Back then, cassette shops were the epicenters of music culture. I still remember racing to the shop, list of favorite songs in hand, eagerly anticipating my custom tape. It usually cost us most of our pocket money, though. So, when that new player arrived, we were thrilled—finally, we could make mixtapes at home and save a few bucks.

Easier said than done.

My brother’s recording process was an art form. He’d carefully position both cassette players facing each other. Then came the ritual: fans off, windows and doors shut, and a stern warning to everyone in the house to stay absolutely silent. He’d play a song on one device and record it on the other, using one of Dad’s discarded tapes.

He’d sit there, drenched in sweat (because no fans, of course), barely breathing, praying for a perfect recording. But despite all the efforts, the final tape always had its own “remix”—dogs barking, cars honking, birds chirping, kids yelling. Our walls weren’t soundproof, after all.

Still, it was fun. Those flawed tapes, filled with environmental noise, were special in their own quirky way.

Mixtapes were the Direct TV of our time, while branded audio cassettes were more like cable TV. You’d get a whole collection of songs on one tape but love only a few—maybe just one. There was no “buy one song” option. If you didn’t like a track, you had to fast-forward (and good luck stopping exactly where the next one began). It wasn’t like CDs where you could skip tracks with a click. We’d often overshoot, rewind, overshoot again, until we landed just right.

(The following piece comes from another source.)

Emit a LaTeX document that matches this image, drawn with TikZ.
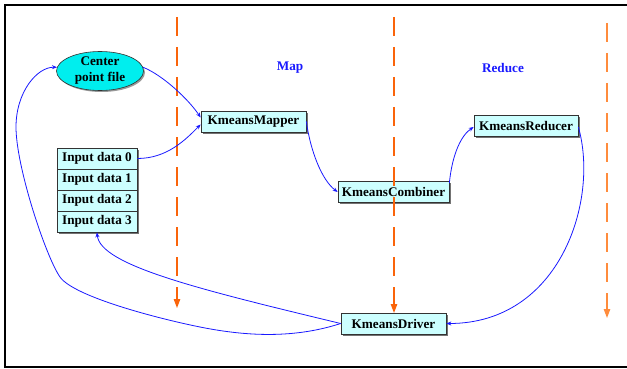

Mixtapes gave us freedom—a playlist of only the songs we loved. Just like modern streaming lets us choose our channels, mixtapes gave us control over what we heard.

And then there was the humble pencil. A vital tool—not for writing, but for saving a cassette. If the tape came loose or got twisted, the pencil came to the rescue. Fixing tapes by spinning them back into place became second nature. In those days, the cassette and the pencil were a match made in heaven.